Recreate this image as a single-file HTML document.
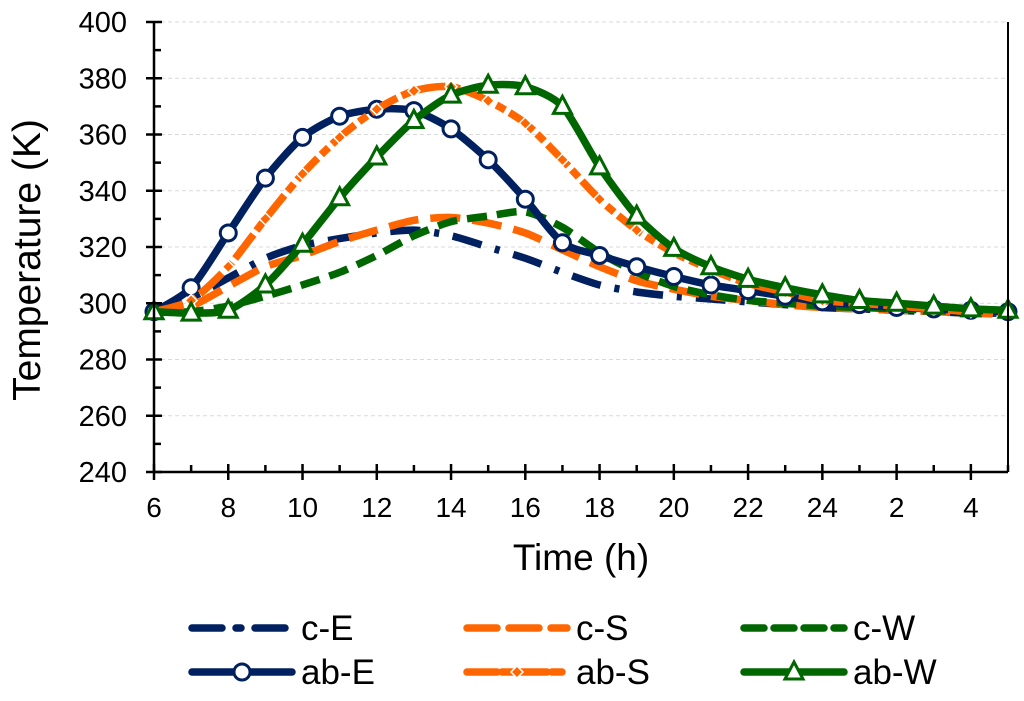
<!DOCTYPE html>
<html><head><meta charset="utf-8"><style>
html,body{margin:0;padding:0;background:#fff;}
svg{display:block;font-family:"Liberation Sans",Arial,sans-serif;}
</style></head><body>
<svg id="chart" width="1024" height="701" viewBox="0 0 1024 701">
<g id="grid"></g>
<g id="series"></g>
<g id="axes"></g>
<text x="581" y="570" font-size="37" text-anchor="middle">Time (h)</text>
<text transform="translate(40,260) rotate(-90)" font-size="39" text-anchor="middle">Temperature (K)</text>
<g id="legend"></g>
</svg>
<script>
const hours = [6,7,8,9,10,11,12,13,14,15,16,17,18,19,20,21,22,23,24,1,2,3,4,5];
const xTickLabels = ["6","8","10","12","14","16","18","20","22","24","2","4"];
const yTicks = [240,260,280,300,320,340,360,380,400];
const cE = [297,302,309,316,320.5,323,325,326,324,320,316,311,306.5,304,302.5,301.5,300.5,299.5,298.5,298,297.5,297,296.5,296.5];
const cS = [297,299,306,313,317,322,326,329.5,330.5,328.5,325,319,313,308,305,302.5,301,299.5,298.5,298,297.5,297,296.5,296];
const cW = [297,297,299,302.5,306.5,311,317,324,329,331,332.5,327,318,311,306,303,301,300,299,298.5,298,297.5,297,297];
const abE = [297,305.5,325,344.5,359,366.5,369,368.5,362,351,337,321.5,317,313,309.5,306.5,304.5,302.5,300.5,299.5,298.5,298,297.5,297];
const abS = [297,301,313,330,346,359,369,375.5,377,372,364,351,337,326,318,312,307,304,301,300,299,298,297,296.5];
const abW = [297,296.5,297.5,306.5,321,337.5,352,365,374,377.5,377,370,348.5,331,319.5,313,308.5,305.5,303,301,300,299,298,297.5];

const NS="http://www.w3.org/2000/svg";
const X0=154, X1=1008, Y0=472, Y1=22;
const xs = i => X0 + i*(X1-X0)/(hours.length-1);
const ys = v => Y0 - (v-240)*(Y0-Y1)/160;
function mk(tag, attrs, parent){const e=document.createElementNS(NS,tag);for(const k in attrs)e.setAttribute(k,attrs[k]);parent.appendChild(e);return e;}
const grid=document.getElementById('grid'), axes=document.getElementById('axes'), ser=document.getElementById('series'), leg=document.getElementById('legend');

yTicks.forEach(v=>{
  if(v>240){const g=mk('line',{x1:X0,x2:X1,y1:ys(v),y2:ys(v),stroke:'#d9d9d9','stroke-width':1,'stroke-dasharray':'4 3'},grid);
  
  }
  const t=mk('line',{x1:X0-8,x2:X0+8,y1:ys(v),y2:ys(v),stroke:'#000','stroke-width':2.5},axes);
  
  
  const tx=mk('text',{x:X0-27,y:ys(v)+10,'font-size':29,'text-anchor':'end'},axes);
  tx.textContent=v;
  
  
  if(v<400){const m=mk('line',{x1:X0,x2:X0+7,y1:ys(v+10),y2:ys(v+10),stroke:'#000','stroke-width':2.5},axes);
  
  }
});
hours.forEach((h,i)=>{
  const major=i%2===0;
  const t=mk('line',{x1:xs(i),x2:xs(i),y1:major?Y0-8:Y0-7,y2:major?Y0+8:Y0,stroke:'#000','stroke-width':2.5},axes);
  
  
  if(major){const tx=mk('text',{x:xs(i),y:Y0+45,'font-size':28,'text-anchor':'middle'},axes);
  tx.textContent=xTickLabels[i/2];
  
  }
});
const ax1=mk('line',{x1:X0,x2:X0,y1:Y1,y2:Y0,stroke:'#000','stroke-width':2.5},axes);


const ax2=mk('line',{x1:X0,x2:X1,y1:Y0,y2:Y0,stroke:'#000','stroke-width':2.5},axes);


const ax3=mk('line',{x1:X1,x2:X1,y1:Y1,y2:Y0,stroke:'#000','stroke-width':2},axes);



function smooth(vals){
  const p=vals.map((v,i)=>[xs(i),ys(v)]);
  let d='M'+p[0][0]+','+p[0][1];
  const k=1/8;
  for(let i=0;i<p.length-1;i++){
    const p0=p[i-1]||p[i],p1=p[i],p2=p[i+1],p3=p[i+2]||p2;
    const c1=[p1[0]+(p2[0]-p0[0])*k,p1[1]+(p2[1]-p0[1])*k];
    const c2=[p2[0]-(p3[0]-p1[0])*k,p2[1]-(p3[1]-p1[1])*k];
    d+=` C${c1[0]},${c1[1]} ${c2[0]},${c2[1]} ${p2[0]},${p2[1]}`;
  }
  return d;
}
const NAVY='#002060',OR='#ff6600',GR='#006600';
const defs=[
 {name:'c-E',vals:cE,color:NAVY,dash:'30 14 5 14',w:7.5,m:null},
 {name:'c-S',vals:cS,color:OR,dash:'30 12',w:7.5,m:null},
 {name:'c-W',vals:cW,color:GR,dash:'20 10',w:7.5,m:null},
 {name:'ab-E',vals:abE,color:NAVY,dash:null,w:7.5,m:'circle'},
 {name:'ab-S',vals:abS,color:OR,dash:'30 5 10 5',w:7.5,m:'diamond'},
 {name:'ab-W',vals:abW,color:GR,dash:null,w:7.5,m:'triangle'}
];
function marker(type,x,y,color,parent,name){
  let e=null;
  if(type==='circle') e=mk('circle',{cx:x,cy:y,r:8,fill:'#fff',stroke:color,'stroke-width':3},parent);
  else if(type==='diamond') e=mk('path',{d:`M${x},${y-6}L${x+6},${y}L${x},${y+6}L${x-6},${y}Z`,fill:color,stroke:'#fff','stroke-width':1.5},parent);
  else if(type==='triangle') e=mk('path',{d:`M${x},${y-10}L${x+9},${y+7}L${x-9},${y+7}Z`,fill:'#fff',stroke:color,'stroke-width':3},parent);
  if(e){
  }
}
defs.forEach(s=>{
  const a={d:smooth(s.vals),fill:'none',stroke:s.color,'stroke-width':s.w,'stroke-linejoin':'round'};
  if(s.dash)a['stroke-dasharray']=s.dash;
  const p=mk('path',a,ser);
  
  
  if(s.m) s.vals.forEach((v,i)=>marker(s.m,xs(i),ys(v),s.color,ser,'marker-'+s.name));
});
const lx=[192,467,744], ly=[628,672];
defs.forEach((s,k)=>{
  const x=lx[k%3], y=ly[Math.floor(k/3)];
  const g=mk('g',{},leg);
  
  
  const a={x1:x,x2:x+100,y1:y,y2:y,stroke:s.color,'stroke-width':7.5,'stroke-linecap':'round'};
  if(s.dash)a['stroke-dasharray']=s.dash;
  const l=mk('line',a,g);
  
  
  if(s.m) marker(s.m,x+50,y,s.color,g,'legend-marker-'+s.name);
  const t=mk('text',{x:x+109,y:y+12,'font-size':35},g);
  t.textContent=s.name;
  
  
});
</script>
</body></html>
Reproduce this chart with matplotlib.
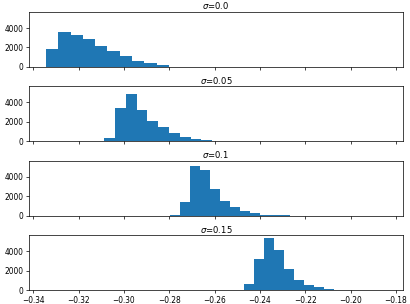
import numpy as np
import matplotlib
matplotlib.use("Agg")
import matplotlib.pyplot as plt

titles = [r"$\sigma$=0.0", r"$\sigma$=0.05", r"$\sigma$=0.1", r"$\sigma$=0.15"]

# bin start, bin width, counts for each panel
starts = [-0.3343, -0.3087, -0.2796, -0.2469]
widths = [0.00541, 0.00476, 0.00441, 0.00441]
counts = [
    [1790, 3550, 3240, 2830, 2100, 1590, 1070, 550, 340, 210],
    [360, 3470, 4920, 3260, 2120, 1500, 880, 470, 260, 140],
    [70, 1450, 5150, 4700, 2730, 1480, 860, 450, 240, 70, 60, 50],
    [620, 3210, 5390, 4150, 2180, 1040, 520, 310, 100],
]

plt.rcParams["xtick.labelsize"] = 8.5
plt.rcParams["ytick.labelsize"] = 8.5

fig, axes = plt.subplots(4, 1, sharex=True, sharey=True,
                         figsize=(410 / 64, 304 / 64), dpi=64)
fig.subplots_adjust(left=0.071, right=0.983, top=0.9605, bottom=0.046, hspace=0.36)

for ax, t, s, w, c in zip(axes, titles, starts, widths, counts):
    edges = s + w * np.arange(len(c) + 1)
    ax.hist(edges[:-1] + w / 2, bins=edges, weights=c, color="#1f77b4")
    ax.set_title(t, fontsize=9.5, pad=3)
    ax.tick_params(length=3)

axes[-1].set_xlim(-0.3418, -0.1769)
axes[-1].set_xticks(np.round(np.arange(-0.34, -0.179, 0.02), 2))

fig.savefig("out.png", dpi=64)
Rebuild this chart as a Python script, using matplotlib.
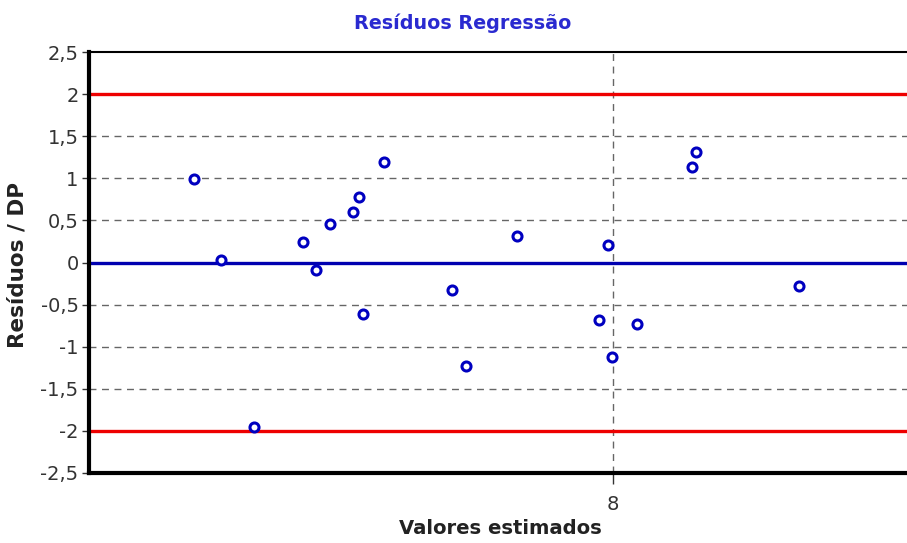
import matplotlib
matplotlib.use("Agg")
import matplotlib.pyplot as plt
from matplotlib.ticker import FuncFormatter, FixedLocator

plt.rcParams['font.family'] = ['DejaVu Sans']

fitted = [6.953, 7.020, 7.103, 7.225, 7.258, 7.293, 7.350, 7.365, 7.375, 7.428,
          7.598, 7.633, 7.760, 7.965, 7.988, 7.998, 8.060, 8.198, 8.208, 8.465]
std_resid = [0.994, 0.024, -1.953, 0.249, -0.095, 0.462, 0.604, 0.781, -0.615, 1.195,
             -0.331, -1.231, 0.320, -0.686, 0.213, -1.124, -0.734, 1.136, 1.314, -0.284]
y_ticks = [-2.5, -2, -1.5, -1, -0.5, 0, 0.5, 1, 1.5, 2, 2.5]
x_ticks = [8]
limits = [-2, 2]

fig = plt.figure(figsize=(9.07, 5.43), dpi=100)
ax = fig.add_axes([89/907, 1-473/543, 818/907, 421/543])
ax.set_xlim(6.69, 8.735)
ax.set_ylim(-2.5, 2.5)

for yv in y_ticks:
    if yv not in (0, 2, -2, 2.5, -2.5):
        ax.axhline(yv, color='#666666', lw=1.0, ls=(0, (5, 4)), zorder=1)
for xv in x_ticks:
    ax.axvline(xv, color='#666666', lw=1.0, ls=(0, (5, 4)), zorder=1)
for yv in limits:
    ax.axhline(yv, color='#ee0000', lw=2.4, zorder=2)
ax.axhline(0, color='#0000b0', lw=2.4, zorder=2)

ax.plot(fitted, std_resid, ls='none', marker='o', ms=6.5, mfc='white',
        mec='#0000c0', mew=2.2, zorder=3)

ax.yaxis.set_major_locator(FixedLocator(y_ticks))
ax.xaxis.set_major_locator(FixedLocator(x_ticks))
fmt = FuncFormatter(lambda v, p: ('%g' % v).replace('.', ','))
ax.yaxis.set_major_formatter(fmt)
ax.xaxis.set_major_formatter(fmt)
ax.tick_params(axis='y', direction='out', length=5, width=1, colors='#333333', labelsize=14, pad=2.5)
ax.tick_params(axis='x', direction='out', length=8, width=1, colors='#333333', labelsize=14, pad=8)
for lbl in ax.get_yticklabels() + ax.get_xticklabels():
    lbl.set_color('#333333')

ax.spines['left'].set_linewidth(3)
ax.spines['bottom'].set_linewidth(3)
ax.spines['top'].set_linewidth(1.5)
ax.spines['right'].set_visible(False)

fig.text(463/907, 1-23/543, 'Resíduos Regressão', color='#2a2ad0', fontsize=13.8,
         fontweight='bold', ha='center', va='center')
fig.text(500/907, 1-529/543, 'Valores estimados', color='#222222', fontsize=14.1,
         fontweight='bold', ha='center', va='center')
fig.text(18/907, 1-265/543, 'Resíduos / DP', color='#222222', fontsize=15.5,
         fontweight='bold', ha='center', va='center', rotation=90)

fig.savefig('out.png', dpi=100)
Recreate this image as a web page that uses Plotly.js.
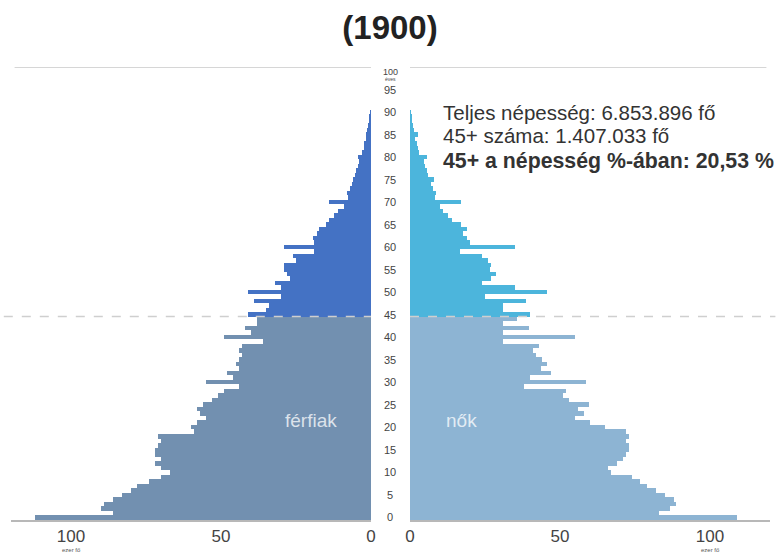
<!DOCTYPE html>
<html>
<head>
<meta charset="utf-8">
<script src="https://cdn.plot.ly/plotly-3.0.1.min.js"></script>
<style>html,body{margin:0;padding:0;background:#fff;}#chart{width:780px;height:559px;}</style>
</head>
<body>
<div id="chart"></div>
<script>
// Ages 0..90
const ages = [];
for (let a = 0; a <= 90; a++) ages.push(a);

// Men (férfiak), thousand persons, by single year of age 0..90
const men = [112, 86, 90, 89, 86, 83, 80, 78, 74, 70,
  67, 70, 72, 70, 72, 72, 71, 70, 71, 59,
  60, 58, 55, 57, 58, 56, 53, 51, 49, 44,
  55, 46, 48, 44, 45, 44, 43, 44, 43, 36,
  49, 40, 42, 38, 38, 41, 35, 34, 39, 30,
  41, 30, 32, 27, 28, 29, 29, 25, 26, 19,
  29, 19, 19.5, 18, 17.5, 15, 14, 12.5, 11, 9,
  14, 7.7, 8, 7, 6.5, 6, 5.5, 5, 4.5, 4,
  4.5, 3, 2.5, 2.2, 1.8, 1.6, 1.2, 1, 0.8, 0.6, 0.5];

// Women (nők), thousand persons, by single year of age 0..90
const women = [109, 83, 86.5, 88.5, 88, 85, 82, 79, 76.5, 74,
  67, 66, 69, 71, 72, 73, 73, 72, 73, 72,
  65, 60, 55, 58, 56, 59.5, 53, 51, 52, 38,
  58.5, 40, 47, 43.5, 45.5, 44, 42, 41, 43, 31,
  55, 31, 39.5, 31, 35.5, 40, 31, 31, 38.5, 25,
  45.5, 35, 24, 27, 28.5, 26.5, 27, 26, 24, 16.5,
  35, 20, 19, 17.5, 19, 17, 14, 12.5, 11, 10,
  17, 8.3, 8.5, 7.8, 7, 8, 6, 5.5, 5, 4.5,
  5.5, 3, 2.6, 2.2, 1.8, 2.5, 1.2, 1, 0.8, 0.6, 0.4];

const splitAge = 45;
const ageTicks = [0, 5, 10, 15, 20, 25, 30, 35, 40, 45, 50, 55, 60, 65, 70, 75, 80, 85, 90, 95];
const xTicks = [0, 50, 100];
const infoLines = ['Teljes népesség: 6.853.896 fő', '45+ száma: 1.407.033 fő', '<b>45+ a népesség %-ában: 20,53 %</b>'];
const infoAges = [89.8, 84.7, 79.1];

const FONT = 'Liberation Sans, Arial, sans-serif';
const colMenLow = '#7290b0', colMenHigh = '#4472c4';
const colWomLow = '#8db4d3', colWomHigh = '#4cb5dc';

// plot area: top y=67px, bottom y=520px
const PT = 67, PB = 520;
function py(px) { return (PB - px) / (PB - PT); }

function part(arr, high) {
  const x = [], y = [];
  ages.forEach((a, i) => { if ((a >= splitAge) === high) { x.push(arr[i]); y.push(a); } });
  return {x, y};
}
function bar(arr, high, xa, color, name) {
  const p = part(arr, high);
  return {type: 'bar', orientation: 'h', x: p.x, y: p.y, xaxis: xa, yaxis: 'y',
    marker: {color: color, line: {width: 0}}, name: name, hoverinfo: 'x+y', width: 1};
}

const traces = [
  bar(men, false, 'x', colMenLow, 'férfiak'),
  bar(men, true, 'x', colMenHigh, 'férfiak 45+'),
  bar(women, false, 'x2', colWomLow, 'nők'),
  bar(women, true, 'x2', colWomHigh, 'nők 45+')
];

const annotations = [];
ageTicks.forEach(a => annotations.push({xref: 'paper', x: 0.5, yref: 'y', y: a, text: String(a),
  showarrow: false, font: {family: FONT, size: 11, color: '#444'}}));
annotations.push({xref: 'paper', x: 0.5, yref: 'paper', y: py(65), text: '100', showarrow: false,
  font: {family: FONT, size: 9, color: '#444'}});
annotations.push({xref: 'paper', x: 0.5, yref: 'paper', y: py(74), text: 'éves', showarrow: false,
  font: {family: FONT, size: 5, color: '#444'}});
infoLines.forEach((t, i) => annotations.push({xref: 'paper', x: 441 / 780, xanchor: 'left', yref: 'y', y: infoAges[i],
  text: t, showarrow: false, font: {family: FONT, size: i === 2 ? 21.3 : 20.5, color: '#333'}}));
annotations.push({xref: 'x', x: 20, yref: 'y', y: 21.5, text: 'férfiak', showarrow: false,
  font: {family: FONT, size: 19, color: 'rgba(255,255,255,0.75)'}});
annotations.push({xref: 'x2', x: 17, yref: 'y', y: 21.5, text: 'nők', showarrow: false,
  font: {family: FONT, size: 19, color: 'rgba(255,255,255,0.75)'}});
annotations.push({xref: 'x', x: 100, yref: 'paper', y: py(555), text: 'ezer fő', showarrow: false,
  font: {family: FONT, size: 6, color: '#555'}});
annotations.push({xref: 'x2', x: 100, yref: 'paper', y: py(555), text: 'ezer fő', showarrow: false,
  font: {family: FONT, size: 6, color: '#555'}});

const shapes = [
  {type: 'line', xref: 'x domain', x0: 0.01, x1: 1, yref: 'y', y0: 100, y1: 100, line: {color: '#c8c8c8', width: 1.5}},
  {type: 'line', xref: 'x2 domain', x0: 0, x1: 0.99, yref: 'y', y0: 100, y1: 100, line: {color: '#c8c8c8', width: 1.5}},
  {type: 'line', xref: 'x domain', x0: -0.02, x1: 1, yref: 'y', y0: 44.6, y1: 44.6, layer: 'above', line: {color: '#cfcfcf', width: 1.5, dash: 'dash'}},
  {type: 'line', xref: 'x2 domain', x0: 0, x1: 1.015, yref: 'y', y0: 44.6, y1: 44.6, layer: 'above', line: {color: '#cfcfcf', width: 1.5, dash: 'dash'}}
];

const axisCommon = {tickvals: xTicks, ticktext: xTicks.map(String), ticks: '', showgrid: false, zeroline: false,
  showline: true, linecolor: '#b8b8b8', linewidth: 2, tickfont: {family: FONT, size: 17, color: '#444'}, anchor: 'y', fixedrange: true};

const layout = {
  width: 780, height: 559,
  margin: {l: 0, r: 0, t: PT, b: 559 - PB},
  paper_bgcolor: '#fff', plot_bgcolor: '#fff',
  showlegend: false, barmode: 'overlay', bargap: 0,
  font: {family: FONT, color: '#333'},
  title: {text: '<b>(1900)</b>', font: {family: FONT, size: 33, color: '#222'}, x: 0.5, xanchor: 'center',
    yref: 'container', y: 1 - 27 / 559, yanchor: 'middle'},
  xaxis: Object.assign({}, axisCommon, {domain: [11 / 780, 371 / 780], range: [120, 0]}),
  xaxis2: Object.assign({}, axisCommon, {domain: [410 / 780, 770 / 780], range: [0, 120]}),
  yaxis: {range: [-0.6, 100], showticklabels: false, showgrid: false, zeroline: false, showline: false, ticks: '', fixedrange: true},
  annotations: annotations,
  shapes: shapes
};

Plotly.newPlot('chart', traces, layout, {displayModeBar: false, staticPlot: true});
</script>
</body>
</html>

══════

What is asked ▸ The material above holds pictures; leave them out. Repeat exactly the lines from the one containing "Rebuild this chart" through the one containing "mec='#0000c0', mew=2.2, zorder=3)", and nothing else.

Task response ▸
Rebuild this chart as a Python script, using matplotlib.
import matplotlib
matplotlib.use("Agg")
import matplotlib.pyplot as plt
from matplotlib.ticker import FuncFormatter, FixedLocator

plt.rcParams['font.family'] = ['DejaVu Sans']

fitted = [6.953, 7.020, 7.103, 7.225, 7.258, 7.293, 7.350, 7.365, 7.375, 7.428,
          7.598, 7.633, 7.760, 7.965, 7.988, 7.998, 8.060, 8.198, 8.208, 8.465]
std_resid = [0.994, 0.024, -1.953, 0.249, -0.095, 0.462, 0.604, 0.781, -0.615, 1.195,
             -0.331, -1.231, 0.320, -0.686, 0.213, -1.124, -0.734, 1.136, 1.314, -0.284]
y_ticks = [-2.5, -2, -1.5, -1, -0.5, 0, 0.5, 1, 1.5, 2, 2.5]
x_ticks = [8]
limits = [-2, 2]

fig = plt.figure(figsize=(9.07, 5.43), dpi=100)
ax = fig.add_axes([89/907, 1-473/543, 818/907, 421/543])
ax.set_xlim(6.69, 8.735)
ax.set_ylim(-2.5, 2.5)

for yv in y_ticks:
    if yv not in (0, 2, -2, 2.5, -2.5):
        ax.axhline(yv, color='#666666', lw=1.0, ls=(0, (5, 4)), zorder=1)
for xv in x_ticks:
    ax.axvline(xv, color='#666666', lw=1.0, ls=(0, (5, 4)), zorder=1)
for yv in limits:
    ax.axhline(yv, color='#ee0000', lw=2.4, zorder=2)
ax.axhline(0, color='#0000b0', lw=2.4, zorder=2)

ax.plot(fitted, std_resid, ls='none', marker='o', ms=6.5, mfc='white',
        mec='#0000c0', mew=2.2, zorder=3)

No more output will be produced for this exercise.